16 roadkill
A couple of general matters unrelated to the day:
1. I have now paid my dues. 1500 miles of the West. Done. If you haven't done so yet, would you please take a look at the Fundraising Page and consider contributing to one (or both!) of the charities I am making this ride for? Steve and Carol Montgomery are good friends of mine, and Progressive Community Center (The People's Church) is doing great work on Chicago's south side. I've tried to explain both in detail. There's a contribution form you can fill in and print off. Thanks a lot. I would really like to make a financial impact for both.
2. When the computer crashed in Nevada, I lost all my address books. That means I have your email address only if you've written me after Grand Junction, Colo. I'd like to stay in touch with you. So please write (graham@route99.org), so I can get your address back.
3. For those of you who have left messages on the Message Board, I have read everything you've written, but have just not been able to respond to each of you. Thanks a lot for the encouragement, suggestions, etc. I have really gotten a kick out of reading what you've written, especially you, Pete. Thank you all for sharing your thoughts with everybody.

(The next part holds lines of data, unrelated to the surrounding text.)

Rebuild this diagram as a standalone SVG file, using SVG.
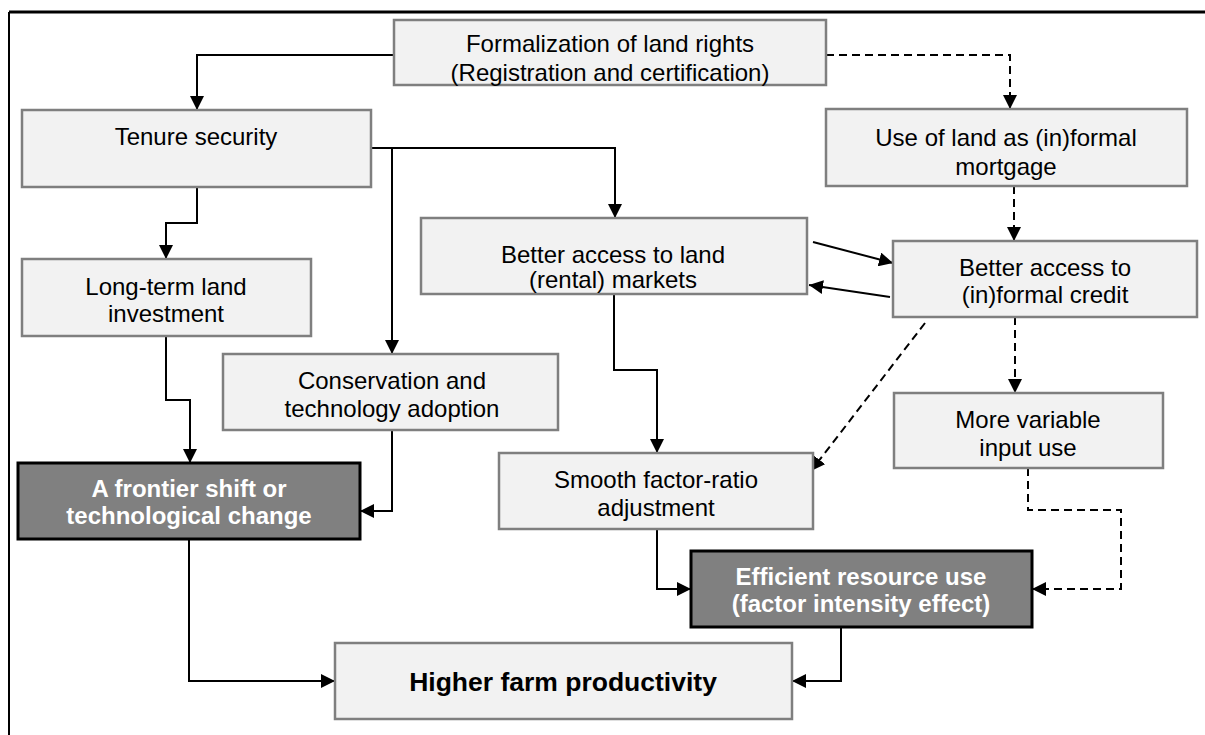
<svg xmlns="http://www.w3.org/2000/svg" width="1205" height="735" viewBox="0 0 1205 735">
<defs>
<marker id="ah" markerUnits="userSpaceOnUse" markerWidth="14" markerHeight="14" viewBox="0 0 14 14" refX="14" refY="7" orient="auto">
<path d="M0,0 L14,7 L0,14 Z" fill="#000"/>
</marker>
</defs>
<style>
.n{fill:#f2f2f2;stroke:#7f7f7f;stroke-width:2.5}
.d{fill:#808080;stroke:#000;stroke-width:3}
.t{font-family:"Liberation Sans",Arial,sans-serif;font-size:24px;fill:#000;text-anchor:middle;dominant-baseline:central}
.w{font-family:"Liberation Sans",Arial,sans-serif;font-size:24px;font-weight:bold;fill:#fff;text-anchor:middle;dominant-baseline:central}
.b{font-family:"Liberation Sans",Arial,sans-serif;font-size:26.5px;font-weight:bold;fill:#000;text-anchor:middle;dominant-baseline:central}
.c{fill:none;stroke:#000;stroke-width:2;marker-end:url(#ah)}
.k{fill:none;stroke:#000;stroke-width:2;stroke-dasharray:8,5;marker-end:url(#ah)}
</style>
<rect width="1205" height="735" fill="#fff"/>
<g id="frame" fill="none" stroke="#000">
<path d="M9,12 H1205" stroke-width="3"/>
<path d="M9,12 V735" stroke-width="2"/>
</g>
<g id="connectors">
<path class="c" d="M394,55 H197 V110"/>
<path class="k" d="M826,55 H1010 V109"/>
<path class="c" d="M371,148 H615 V218"/>
<path class="c" d="M392,148 V354"/>
<path class="c" d="M197,187 V223 H166 V259"/>
<path class="k" d="M1014,186 V241"/>
<path class="c" d="M813,242 L893,263"/>
<path class="c" d="M890,297 L809,285"/>
<path class="k" d="M925,323 L811,471"/>
<path class="k" d="M1015,317 V393"/>
<path class="c" d="M166,336 V400 H190 V463"/>
<path class="c" d="M392,430 V511 H360"/>
<path class="c" d="M614,294 V370 H657 V453"/>
<path class="c" d="M657,529 V589 H691"/>
<path class="k" d="M1028,468 V510 H1121 V589 H1032"/>
<path class="c" d="M189,539 V681 H335"/>
<path class="c" d="M841,627 V681 H792"/>
</g>
<g id="formal"><rect class="n" x="394" y="20" width="432" height="65"/><text class="t" x="610" y="43">Formalization of land rights</text><text class="t" x="610" y="72">(Registration and certification)</text></g>
<g id="tenure"><rect class="n" x="22" y="110" width="349" height="77"/><text class="t" x="196" y="136">Tenure security</text></g>
<g id="mortgage"><rect class="n" x="826" y="109" width="361" height="77"/><text class="t" x="1006" y="137">Use of land as (in)formal</text><text class="t" x="1006" y="166">mortgage</text></g>
<g id="longterm"><rect class="n" x="22" y="259" width="289" height="77"/><text class="t" x="166" y="286">Long-term land</text><text class="t" x="166" y="313">investment</text></g>
<g id="landmkt"><rect class="n" x="421" y="218" width="386" height="76"/><text class="t" x="613" y="254">Better access to land</text><text class="t" x="613" y="279">(rental) markets</text></g>
<g id="credit"><rect class="n" x="893" y="241" width="304" height="76"/><text class="t" x="1045" y="267">Better access to</text><text class="t" x="1045" y="294">(in)formal credit</text></g>
<g id="conserv"><rect class="n" x="223" y="354" width="335" height="76"/><text class="t" x="392" y="380">Conservation and</text><text class="t" x="392" y="408">technology adoption</text></g>
<g id="morevar"><rect class="n" x="894" y="393" width="269" height="75"/><text class="t" x="1028" y="419">More variable</text><text class="t" x="1028" y="447">input use</text></g>
<g id="frontier"><rect class="d" x="18" y="463" width="342" height="76"/><text class="w" x="189" y="488">A frontier shift or</text><text class="w" x="189" y="515">technological change</text></g>
<g id="smooth"><rect class="n" x="499" y="453" width="314" height="76"/><text class="t" x="656" y="479">Smooth factor-ratio</text><text class="t" x="656" y="507">adjustment</text></g>
<g id="efficient"><rect class="d" x="691" y="551" width="341" height="76"/><text class="w" x="861" y="576">Efficient resource use</text><text class="w" x="861" y="603">(factor intensity effect)</text></g>
<g id="higher"><rect class="n" x="335" y="643" width="457" height="76"/><text class="b" x="563" y="682">Higher farm productivity</text></g>
</svg>
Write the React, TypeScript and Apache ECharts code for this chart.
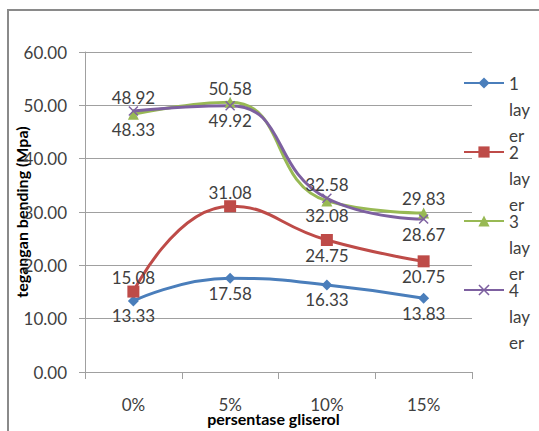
import React, { useEffect, useRef } from "react";
import * as echarts from "echarts";

// Bending stress (MPa) per glycerol percentage, one series per layer count
const categories = ["0%", "5%", "10%", "15%"];
const layer1 = [13.33, 17.58, 16.33, 13.83];
const layer2 = [15.08, 31.08, 24.75, 20.75];
const layer3 = [48.33, 50.58, 32.08, 29.83];
const layer4 = [48.92, 49.92, 32.58, 28.67];
const seriesNames = ["1 layer", "2 layer", "3 layer", "4 layer"];
const yMin = 0;
const yMax = 60;
const yStep = 10;

const FONT = "Lato, 'Open Sans', sans-serif";
const TEXT = "#404040";
const GRID = "#a0a0a0";
const COLORS = ["#4a7ebb", "#be4b48", "#98b954", "#7d60a0"];
const CROSS =
  "path://M0,1 L1,0 L5,4 L9,0 L10,1 L6,5 L10,9 L9,10 L5,6 L1,10 L0,9 L4,5 Z";

type Side = "above" | "below";

// Value labels sit centred on the marker and are pushed up or down
function points(values: number[], side: (i: number) => Side) {
  return values.map((v, i) => ({
    value: v,
    label: { offset: [0, side(i) === "above" ? -14 : 15] },
  }));
}

function lineSeries(
  name: string,
  color: string,
  symbol: string,
  symbolSize: number,
  data: ReturnType<typeof points>
) {
  return {
    name,
    type: "line",
    smooth: 0.5,
    data,
    symbol,
    symbolSize,
    showAllSymbol: true,
    lineStyle: { color, width: 3 },
    itemStyle: { color },
    label: {
      show: true,
      position: "inside",
      fontFamily: FONT,
      fontSize: 17,
      color: TEXT,
      formatter: (p: any) => Number(p.value).toFixed(2),
    },
  };
}

// Wraps "1 layer" into the narrow legend column: "1 / lay / er".
// Two leading empty lines keep the first line level with the legend icon.
function wrapName(name: string) {
  const [num, word] = name.split(" ");
  return `\n\n${num}\n${word.slice(0, 3)}\n${word.slice(3)}`;
}

export default function App() {
  const ref = useRef<HTMLDivElement>(null);

  useEffect(() => {
    if (!ref.current) return;
    const chart = echarts.init(ref.current, undefined, { renderer: "svg" });

    const higher = (a: number[], b: number[]) => (i: number): Side =>
      a[i] >= b[i] ? "above" : "below";

    const legends = seriesNames.map((n, k) => ({
      data: [n],
      left: 463,
      top: 18 + k * 69,
      orient: "vertical",
      padding: 0,
      itemGap: 0,
      itemWidth: 40,
      itemHeight: 14,
      formatter: wrapName,
      textStyle: {
        fontFamily: FONT,
        fontSize: 17,
        color: TEXT,
        lineHeight: 26,
      },
    }));

    chart.setOption({
      animation: false,
      backgroundColor: "#ffffff",
      textStyle: { fontFamily: FONT },
      graphic: [
        {
          type: "rect",
          shape: { x: 8, y: 10, width: 545, height: 440 },
          style: { fill: "none", stroke: "#8a8a8a", lineWidth: 2 },
          silent: true,
        },
      ],
      legend: legends,
      grid: {
        left: 85,
        right: 67,
        top: 52,
        bottom: 59,
        containLabel: false,
        outerBoundsMode: "none",
      },
      xAxis: {
        type: "category",
        data: categories,
        boundaryGap: true,
        name: "persentase gliserol",
        nameLocation: "middle",
        nameGap: 38,
        nameMoveOverlap: false,
        nameTextStyle: {
          fontFamily: FONT,
          fontSize: 16,
          fontWeight: "bold",
          color: "#000",
          padding: [0, 10, 0, 0],
        },
        axisLine: { lineStyle: { color: GRID, width: 1 } },
        axisTick: { show: true, length: 7, lineStyle: { color: GRID } },
        axisLabel: {
          fontFamily: FONT,
          fontSize: 17,
          color: TEXT,
          margin: 24,
        },
      },
      yAxis: {
        type: "value",
        min: yMin,
        max: yMax,
        interval: yStep,
        name: "tegangan bending (Mpa)",
        nameLocation: "middle",
        nameGap: 56,
        nameRotate: 90,
        nameMoveOverlap: false,
        nameTextStyle: {
          fontFamily: FONT,
          fontSize: 16,
          fontWeight: "bold",
          color: "#000",
        },
        axisLine: { show: true, lineStyle: { color: GRID, width: 1 } },
        axisTick: { show: true, length: 6, lineStyle: { color: GRID } },
        splitLine: { show: true, lineStyle: { color: GRID, width: 1 } },
        axisLabel: {
          fontFamily: FONT,
          fontSize: 17,
          color: TEXT,
          margin: 18,
          formatter: (v: number) => v.toFixed(2),
        },
      },
      series: [
        lineSeries(seriesNames[0], COLORS[0], "diamond", 11, points(layer1, () => "below")),
        lineSeries(
          seriesNames[1],
          COLORS[1],
          "rect",
          12,
          points(layer2, (i) => (i < 2 ? "above" : "below"))
        ),
        lineSeries(seriesNames[2], COLORS[2], "triangle", 11, points(layer3, higher(layer3, layer4))),
        lineSeries(seriesNames[3], COLORS[3], CROSS, 10, points(layer4, higher(layer4, layer3))),
      ],
    });

    return () => chart.dispose();
  }, []);

  return (
    <div
      ref={ref}
      style={{ position: "absolute", left: 0, top: 0, width: 539, height: 431 }}
    />
  );
}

Well, it's just plain hot down here on the Plains. It was somewhere around 100 degrees today. I have a foolproof temperature gauge: my water bottles. Since they take direct air flow, I can tell when the air temp is over 98.7 when I have to let the water cool down to my temperature before I swallow.
Loveland and Greeley are sizeable cities and about 15 miles apart; the stretch of Rte. 34 between them and east of Greeley is pretty busy.
Greeley is named after New York Tribune editor Horace Greeley ("Go west, young man"). It was originally a kind of commune. I should know more about it, but don't. If you do, why don't you put it as a message on the Message Board? We can then all be enlightened.



South Platte River, just east of Greeley


I had to ride for about ten miles on Interstate 76, the road that connects Denver with I-80. Bicycles are allowed on it; signs say so. And then you get down there and discover that there are rumble strips on the shoulder every ten yards. The rumble strips are edge to edge on the shoulder and about 6 ft. in length. You have the option of riding over them every 10 yards for 10 miles and ruining your tire, rim, spokes, or all three. Or you can ride off the shoulder into the brush every 10 yards (right!). That leaves swerving every ten yards out into the right lane of a 75 mph interstate on July 3. I was so mad I pulled into a truck weigh station and had the guy call a state trooper. I wanted a complaint on record in case something happened to me.
This is the most boneheaded arrangement I've seen yet. No thought given to the bicyclist. Incredibly dangerous. The rumble strips are there to wake up the driver who nods off for whatever reason and strays off the road. I ask you, who's more valuable to the gene pool, an intelligent, sensitive touring bicyclist or a car driver who doesn't know enough about his own condition to stay off the road?

Tomorrow is the Fourth of July! Get those flags out!!!!
U.S.A. versus Brazil, World Cup SemiFinal!!! Go U.S.!!!!!